I'm lucky to have a wife who understands what I've been through and therefore knows me more than anyone else (except my family and closest friends of course). I could safely say that she's the closest friend I've ever had.
There has been a lot of changes going on, both emotionally and mentally. Emotionally, because I can say that I'm more tolerant and capable of diverting any negative encounters or situations that come my way. It's a process I call "desensitization". It's almost like being "numb" to anything painful or offensive, but I'm still fully aware of the circumstance I may be in. Mentally, because I do have more foresight and hindsight. It's not just about planning about the future anymore, but it's also about making intelligent choices based on the "risk-benefit ratio" in comparison to past experiences.

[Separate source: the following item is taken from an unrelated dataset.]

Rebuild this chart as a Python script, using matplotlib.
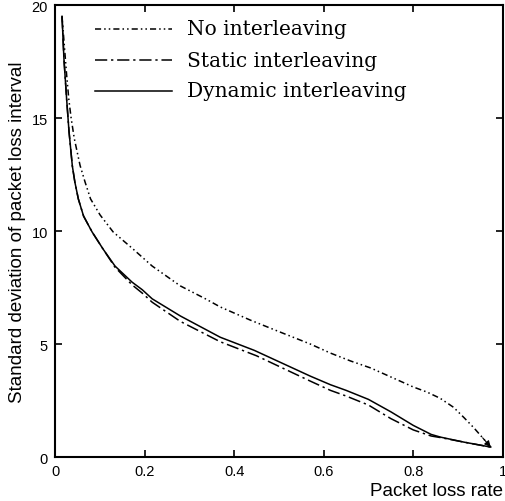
import matplotlib
matplotlib.use("Agg")
import matplotlib.pyplot as plt

# Data
no_x = [0.0157, 0.026, 0.031, 0.036, 0.043, 0.056, 0.0671, 0.0794, 0.1007, 0.1298, 0.1745,
        0.217, 0.28, 0.336, 0.369, 0.436, 0.5, 0.57, 0.615, 0.66, 0.705, 0.8, 0.83, 0.86,
        0.89, 0.913, 0.935, 0.955, 0.973]
no_y = [19.5, 16.9, 15.8, 15.0, 14.1, 12.9, 12.17, 11.42, 10.71, 9.96, 9.2,
        8.45, 7.57, 7.0, 6.64, 6.06, 5.55, 5.0, 4.6, 4.25, 3.94, 3.1, 2.88, 2.6,
        2.2, 1.75, 1.3, 0.85, 0.44]

dyn_x = [0.0157, 0.020, 0.0261, 0.0313, 0.0387, 0.0443, 0.0521, 0.0638, 0.0828, 0.1074,
         0.134, 0.172, 0.195, 0.217, 0.28, 0.369, 0.445, 0.57, 0.615, 0.65, 0.7, 0.75,
         0.8, 0.84, 0.861, 0.913, 0.973]
dyn_y = [19.5, 17.6, 15.8, 14.4, 12.88, 12.17, 11.42, 10.66, 9.96, 9.2,
         8.45, 7.74, 7.4, 7.0, 6.24, 5.3, 4.72, 3.58, 3.2, 2.95, 2.55, 2.0,
         1.4, 1.0, 0.88, 0.66, 0.44]

sta_x = [0.0157, 0.020, 0.0261, 0.0313, 0.0387, 0.0443, 0.0521, 0.0638, 0.0828, 0.1074,
         0.134, 0.172, 0.195, 0.217, 0.28, 0.369, 0.45, 0.57, 0.615, 0.65, 0.7, 0.75,
         0.8, 0.84, 0.861, 0.913, 0.973]
sta_y = [19.5, 17.6, 15.8, 14.4, 12.88, 12.17, 11.42, 10.66, 9.96, 9.2,
         8.4, 7.62, 7.25, 6.85, 6.0, 5.1, 4.48, 3.36, 2.95, 2.7, 2.3, 1.7,
         1.2, 0.93, 0.86, 0.66, 0.44]

x_ticks = [0, 0.2, 0.4, 0.6, 0.8, 1]
x_labels = ["0", "0.2", "0.4", "0.6", "0.8", "1"]
y_ticks = [0, 5, 10, 15, 20]
y_labels = ["0", "5", "10", "15", "20"]

labels = ["No interleaving", "Static interleaving", "Dynamic interleaving"]

fig = plt.figure(figsize=(5.06, 5.02), dpi=100)
ax = fig.add_axes([0.1087, 0.0876, 0.885, 0.9004])

lw = 1.1
styles = [dict(dashes=[4, 2, 1, 2, 1, 2]), dict(dashes=[8, 2.5, 1.5, 2.5]), dict(linestyle="-")]
series = [(no_x, no_y), (sta_x, sta_y), (dyn_x, dyn_y)]
for (xs, ys), st in zip(series, styles):
    ax.plot(xs, ys, color="black", lw=lw, **st)

ax.annotate("", xy=(no_x[-1], no_y[-1]), xytext=(no_x[-2], no_y[-2]),
            arrowprops=dict(arrowstyle="-|>", color="black", lw=0.8,
                            mutation_scale=9, shrinkA=0, shrinkB=0))

# legend drawn manually in axes coordinates
rows = [0.947, 0.878, 0.810]
for lab, st, yr in zip(labels, styles, rows):
    ax.plot([0.089, 0.261], [yr, yr], transform=ax.transAxes, color="black", lw=lw, **st)
    ax.text(0.295, yr, lab, transform=ax.transAxes, va="center", ha="left",
            family="DejaVu Serif", fontsize=14.5)

ax.set_xlim(0, 1)
ax.set_ylim(0, 20)
ax.set_xticks(x_ticks)
ax.set_xticklabels(x_labels)
ax.set_yticks(y_ticks)
ax.set_yticklabels(y_labels)
ax.tick_params(direction="in", length=5, width=1.2, top=True, right=True,
               labelsize=10.5, pad=5)
for lab in ax.get_xticklabels() + ax.get_yticklabels():
    lab.set_fontfamily("Liberation Sans")
for s in ax.spines.values():
    s.set_linewidth(1.5)

ax.set_ylabel("Standard deviation of packet loss interval", fontsize=13.5,
              family="Liberation Sans", labelpad=4)
ax.set_xlabel("Packet loss rate", fontsize=13.5, family="Liberation Sans")
ax.xaxis.set_label_coords(1.0, -0.055)
ax.xaxis.label.set_horizontalalignment("right")

fig.savefig("out.png", dpi=100)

I'm also more concerned with more sensible things and what's worth my time and attention. Frivolity and unnecessary anxieties had their place in my twenty-something years and I'm now geared towards career and personal enhancement as well as being a good husband and best friend to my wife, Ana.
I guess in short, I'm a little bit wiser. But it's also safe to say, that wisdom just like knowledge is infinite. You're only as good as the next experience, so to speak. There were also a lot of times that people I converse with would tease me about my age or would say bluntly: "Matanda ka na!" ("You're old!") or "Naku, nagkaka-edad ka na!" ("You're aging!") with a smirk or a burst of laughter. It's kinda ironic that in just a few years, they would also be in this stage, so who has the last laugh?----> Moi (mwa- "me" in French)
So, if people ask me, how do you prepare for forty? or What do you expect in being forty? I just smile and tell them, it's like any stage in your life, it's just a number and yes, there are a lot of changes, but it's nothing I can't handle and it's something that WE will all go through and nothing WE can't handle. Why worry?
Live your life on your own accord, help a needy soul, stay clear of maligning and overly-critical people, avoid being prejudicial and judgmental, desensitize yourself from negative comments and unreasonable expectations, work for a cause and not applause and most of all, savor every moment as if' it's your last, because every unique experience (good or bad) is worth the journey.